Le grand public l'a découvert avec son Ring en 1997. Mais cette fois, Hidéo Nakata ne nous offre plus un thriller d'épouvante tournant sur une malédiction qui prend la forme d'une cassette vidéo. Avec Chatroom, le cinéaste japonais fait reposer son thriller sur une menace bien plus concrète et qui s'inscrit dans l'air du temps : Internet. Véritable campagne préventive sur les méfaits du web et les dangers qui se cachent derrière les forums pullulant sur la Toile, son Chatroom, bien qu'imparfait, se révèle un thriller glauque habile et plutôt intelligent sur les méfaits du net. Si le film ravira les accros du clic et les geeks en puissance, il déroutera sûrement ceux qui sont restés indifférents à l'évolution. Tant pis pour eux...
L'idée de dénoncer les menaces que peut représenter Internet n'est pas révolutionnaire en soi. Mais c'est la façon brillante dont Hidéo Nakata a réussi à retranscrire à l'écran le fonctionnement des forums qui distingue Chatroom de ses concurrents. Le réalisateur a choisi de représenter les forums sous l'aspect d'un long couloir d'hôtel, où derrière chaque porte se trouve une pièce et donc un Chat différent. L'atmosphère y est glauque, perverse, sombre et souvent décadente. En quelques plans, Nakata fait déjà passer le message de son film. Ne reste plus alors qu'à raconter l'histoire...
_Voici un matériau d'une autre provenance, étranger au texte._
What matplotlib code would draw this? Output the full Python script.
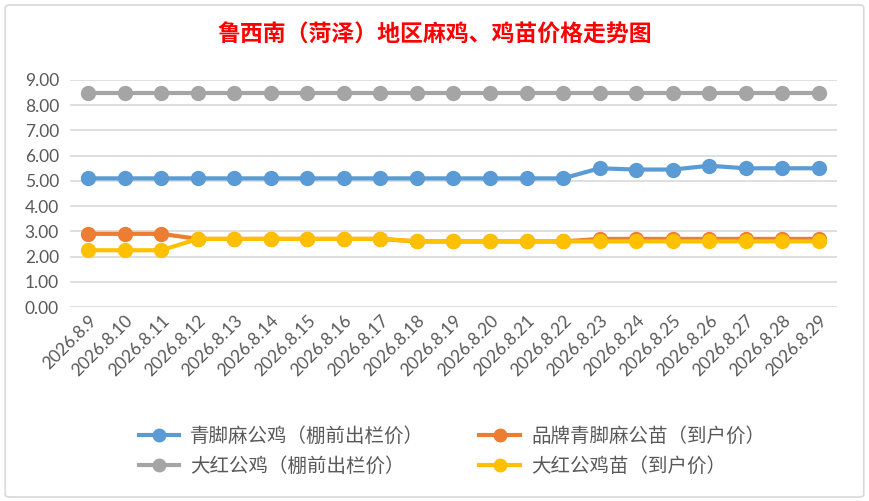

L'histoire justement, c'est celle de Williams, un ado solitaire et perturbé qui passe son temps sur Internet et décide d'ouvrir un forum de discussion pour les jeunes de sa ville. Il va alors être déterminé à influencer son groupe sur son chatroom « à la vie, à la mort »... Et comme le résume bien le sous-titre du film, « l'accepter comme ami peut nuire gravement à votre santé ». Le point de départ fera peut-être rire jaune Mark Zuckerberg et tous ses Facebookiens, mais c'est bien l'intérêt du film que d'insister sur la faille essentielle des forums : nul ne sait jamais qui se cache vraiment derrière un pseudo et quelles sont les intentions de cet inconnu planqué derrière son écran.
Hidéo Nakata n'est pas du genre démagogue, alors pas question pour lui de nous passer la brosse à reluire et de tourner autour du pot. Très vite, il entre dans le vif du sujet et grâce à sa troupe talentueuse de jeunes comédiens (emmenée par l'acteur qui monte en ce moment du côté d'Hollywood, Aaron Johnson, alias Kick-Ass), on se prend au jeu nous aussi et on attend avec un plaisir coupable de participer (de manière fictive) à cette manipulation. Malheureusement, l'ingéniosité de la mise en scène ne suffit pas à alléger certaines scènes qui se perdent en bavardages et qui plombent un peu le rythme.
Après une entrée en matière réussie, le film de Nakata s'essouffle assez vite pour ne reprendre son efficacité que dans les dernières minutes, avec une course-poursuite physique et psychologique qu'on n'attendait presque plus. La faute peut-être à cette difficulté que représente la mise en image de la petite Toile sur la grande. Reste que si Chatroom ne se révèle certainement pas aussi flippant qu'avait pu l'être Ring à l'époque, on ne boudera pas notre plaisir de voir Nakata écorcher l'image d'un outil qu'on n'est pas près de voir disparaître désormais : Internet.